Request: Retype the data that follows line by line, exactly, and leave its pictures out.

Given data:
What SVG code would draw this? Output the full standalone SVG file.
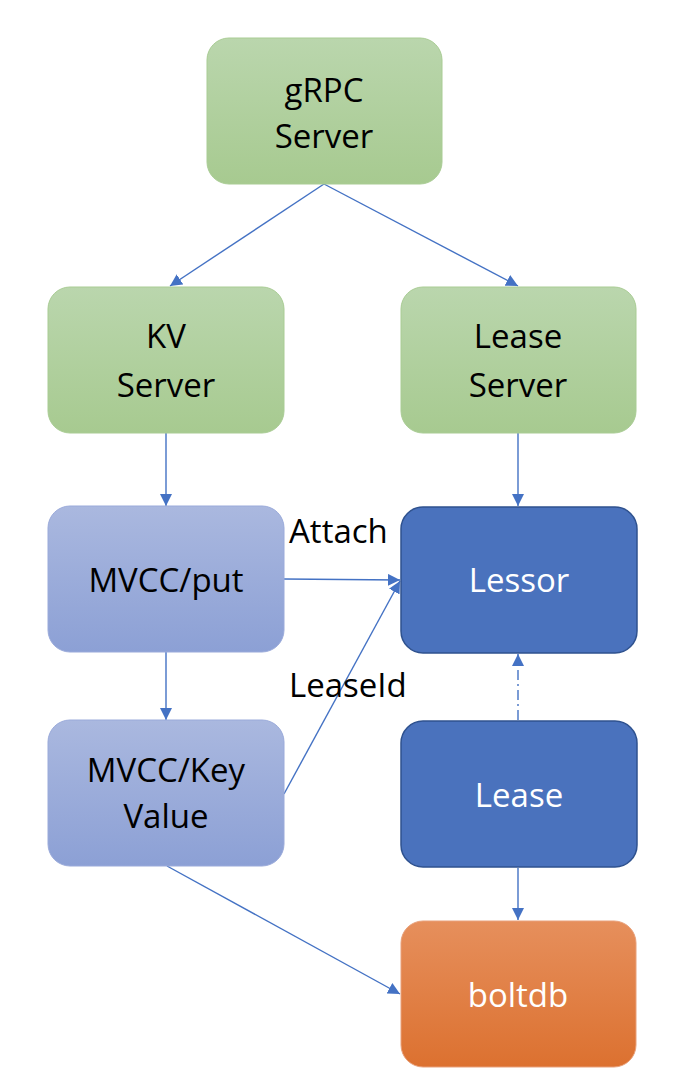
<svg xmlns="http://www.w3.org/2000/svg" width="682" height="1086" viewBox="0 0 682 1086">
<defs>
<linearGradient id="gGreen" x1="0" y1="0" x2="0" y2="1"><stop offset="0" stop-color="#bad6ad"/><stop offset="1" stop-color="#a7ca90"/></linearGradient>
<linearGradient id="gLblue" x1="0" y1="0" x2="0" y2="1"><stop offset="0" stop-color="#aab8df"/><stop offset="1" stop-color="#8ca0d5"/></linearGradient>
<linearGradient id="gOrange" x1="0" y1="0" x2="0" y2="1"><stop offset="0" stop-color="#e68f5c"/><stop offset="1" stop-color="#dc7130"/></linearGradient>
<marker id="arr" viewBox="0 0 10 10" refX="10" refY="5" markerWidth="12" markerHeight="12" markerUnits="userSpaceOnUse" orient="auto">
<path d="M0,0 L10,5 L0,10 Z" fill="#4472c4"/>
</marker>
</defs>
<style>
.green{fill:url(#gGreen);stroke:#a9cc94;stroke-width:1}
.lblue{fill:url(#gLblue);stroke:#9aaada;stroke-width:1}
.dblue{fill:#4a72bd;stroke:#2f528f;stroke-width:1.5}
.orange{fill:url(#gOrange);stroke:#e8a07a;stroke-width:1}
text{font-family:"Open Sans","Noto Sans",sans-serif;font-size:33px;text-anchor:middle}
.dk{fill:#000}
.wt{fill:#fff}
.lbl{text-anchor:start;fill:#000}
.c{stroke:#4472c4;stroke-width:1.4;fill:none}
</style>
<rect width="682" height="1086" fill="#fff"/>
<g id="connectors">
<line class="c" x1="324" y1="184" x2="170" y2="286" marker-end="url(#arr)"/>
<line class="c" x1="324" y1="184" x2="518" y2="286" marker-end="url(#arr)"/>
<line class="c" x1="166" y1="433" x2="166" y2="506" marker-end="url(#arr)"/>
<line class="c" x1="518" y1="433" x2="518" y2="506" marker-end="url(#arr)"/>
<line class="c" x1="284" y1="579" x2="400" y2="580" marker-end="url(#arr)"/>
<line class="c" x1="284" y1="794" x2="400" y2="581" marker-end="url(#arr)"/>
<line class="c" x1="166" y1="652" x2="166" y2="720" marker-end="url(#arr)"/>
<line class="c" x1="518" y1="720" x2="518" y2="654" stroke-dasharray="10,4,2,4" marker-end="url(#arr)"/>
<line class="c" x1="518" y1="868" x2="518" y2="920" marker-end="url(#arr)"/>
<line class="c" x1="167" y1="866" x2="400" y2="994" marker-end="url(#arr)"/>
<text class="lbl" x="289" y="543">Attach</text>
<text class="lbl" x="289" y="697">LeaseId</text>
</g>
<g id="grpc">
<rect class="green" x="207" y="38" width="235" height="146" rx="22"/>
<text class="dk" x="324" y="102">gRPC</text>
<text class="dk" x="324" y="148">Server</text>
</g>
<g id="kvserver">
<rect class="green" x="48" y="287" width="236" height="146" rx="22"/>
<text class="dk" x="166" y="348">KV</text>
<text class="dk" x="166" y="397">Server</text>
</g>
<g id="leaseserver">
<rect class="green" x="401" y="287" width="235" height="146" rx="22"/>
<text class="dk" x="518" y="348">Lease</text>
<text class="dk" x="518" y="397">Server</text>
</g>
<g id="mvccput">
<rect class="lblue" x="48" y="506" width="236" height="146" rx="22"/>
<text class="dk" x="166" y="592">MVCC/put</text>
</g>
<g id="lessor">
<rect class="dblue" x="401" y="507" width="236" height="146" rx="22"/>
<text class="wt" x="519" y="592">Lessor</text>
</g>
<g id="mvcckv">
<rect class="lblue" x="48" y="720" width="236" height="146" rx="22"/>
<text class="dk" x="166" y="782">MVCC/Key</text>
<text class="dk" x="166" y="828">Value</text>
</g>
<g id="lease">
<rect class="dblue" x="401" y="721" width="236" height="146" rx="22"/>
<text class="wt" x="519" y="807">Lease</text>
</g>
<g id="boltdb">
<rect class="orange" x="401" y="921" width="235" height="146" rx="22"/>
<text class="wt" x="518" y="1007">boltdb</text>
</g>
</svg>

The solution:
What SVG code would draw this? Output the full standalone SVG file.
<svg xmlns="http://www.w3.org/2000/svg" width="682" height="1086" viewBox="0 0 682 1086">
<defs>
<linearGradient id="gGreen" x1="0" y1="0" x2="0" y2="1"><stop offset="0" stop-color="#bad6ad"/><stop offset="1" stop-color="#a7ca90"/></linearGradient>
<linearGradient id="gLblue" x1="0" y1="0" x2="0" y2="1"><stop offset="0" stop-color="#aab8df"/><stop offset="1" stop-color="#8ca0d5"/></linearGradient>
<linearGradient id="gOrange" x1="0" y1="0" x2="0" y2="1"><stop offset="0" stop-color="#e68f5c"/><stop offset="1" stop-color="#dc7130"/></linearGradient>
<marker id="arr" viewBox="0 0 10 10" refX="10" refY="5" markerWidth="12" markerHeight="12" markerUnits="userSpaceOnUse" orient="auto">
<path d="M0,0 L10,5 L0,10 Z" fill="#4472c4"/>
</marker>
</defs>
<style>
.green{fill:url(#gGreen);stroke:#a9cc94;stroke-width:1}
.lblue{fill:url(#gLblue);stroke:#9aaada;stroke-width:1}
.dblue{fill:#4a72bd;stroke:#2f528f;stroke-width:1.5}
.orange{fill:url(#gOrange);stroke:#e8a07a;stroke-width:1}
text{font-family:"Open Sans","Noto Sans",sans-serif;font-size:33px;text-anchor:middle}
.dk{fill:#000}
.wt{fill:#fff}
.lbl{text-anchor:start;fill:#000}
.c{stroke:#4472c4;stroke-width:1.4;fill:none}
</style>
<rect width="682" height="1086" fill="#fff"/>
<g id="connectors">
<line class="c" x1="324" y1="184" x2="170" y2="286" marker-end="url(#arr)"/>
<line class="c" x1="324" y1="184" x2="518" y2="286" marker-end="url(#arr)"/>
<line class="c" x1="166" y1="433" x2="166" y2="506" marker-end="url(#arr)"/>
<line class="c" x1="518" y1="433" x2="518" y2="506" marker-end="url(#arr)"/>
<line class="c" x1="284" y1="579" x2="400" y2="580" marker-end="url(#arr)"/>
<line class="c" x1="284" y1="794" x2="400" y2="581" marker-end="url(#arr)"/>
<line class="c" x1="166" y1="652" x2="166" y2="720" marker-end="url(#arr)"/>
<line class="c" x1="518" y1="720" x2="518" y2="654" stroke-dasharray="10,4,2,4" marker-end="url(#arr)"/>
<line class="c" x1="518" y1="868" x2="518" y2="920" marker-end="url(#arr)"/>
<line class="c" x1="167" y1="866" x2="400" y2="994" marker-end="url(#arr)"/>
<text class="lbl" x="289" y="543">Attach</text>
<text class="lbl" x="289" y="697">LeaseId</text>
</g>
<g id="grpc">
<rect class="green" x="207" y="38" width="235" height="146" rx="22"/>
<text class="dk" x="324" y="102">gRPC</text>
<text class="dk" x="324" y="148">Server</text>
</g>
<g id="kvserver">
<rect class="green" x="48" y="287" width="236" height="146" rx="22"/>
<text class="dk" x="166" y="348">KV</text>
<text class="dk" x="166" y="397">Server</text>
</g>
<g id="leaseserver">
<rect class="green" x="401" y="287" width="235" height="146" rx="22"/>
<text class="dk" x="518" y="348">Lease</text>
<text class="dk" x="518" y="397">Server</text>
</g>
<g id="mvccput">
<rect class="lblue" x="48" y="506" width="236" height="146" rx="22"/>
<text class="dk" x="166" y="592">MVCC/put</text>
</g>
<g id="lessor">
<rect class="dblue" x="401" y="507" width="236" height="146" rx="22"/>
<text class="wt" x="519" y="592">Lessor</text>
</g>
<g id="mvcckv">
<rect class="lblue" x="48" y="720" width="236" height="146" rx="22"/>
<text class="dk" x="166" y="782">MVCC/Key</text>
<text class="dk" x="166" y="828">Value</text>
</g>
<g id="lease">
<rect class="dblue" x="401" y="721" width="236" height="146" rx="22"/>
<text class="wt" x="519" y="807">Lease</text>
</g>
<g id="boltdb">
<rect class="orange" x="401" y="921" width="235" height="146" rx="22"/>
<text class="wt" x="518" y="1007">boltdb</text>
</g>
</svg>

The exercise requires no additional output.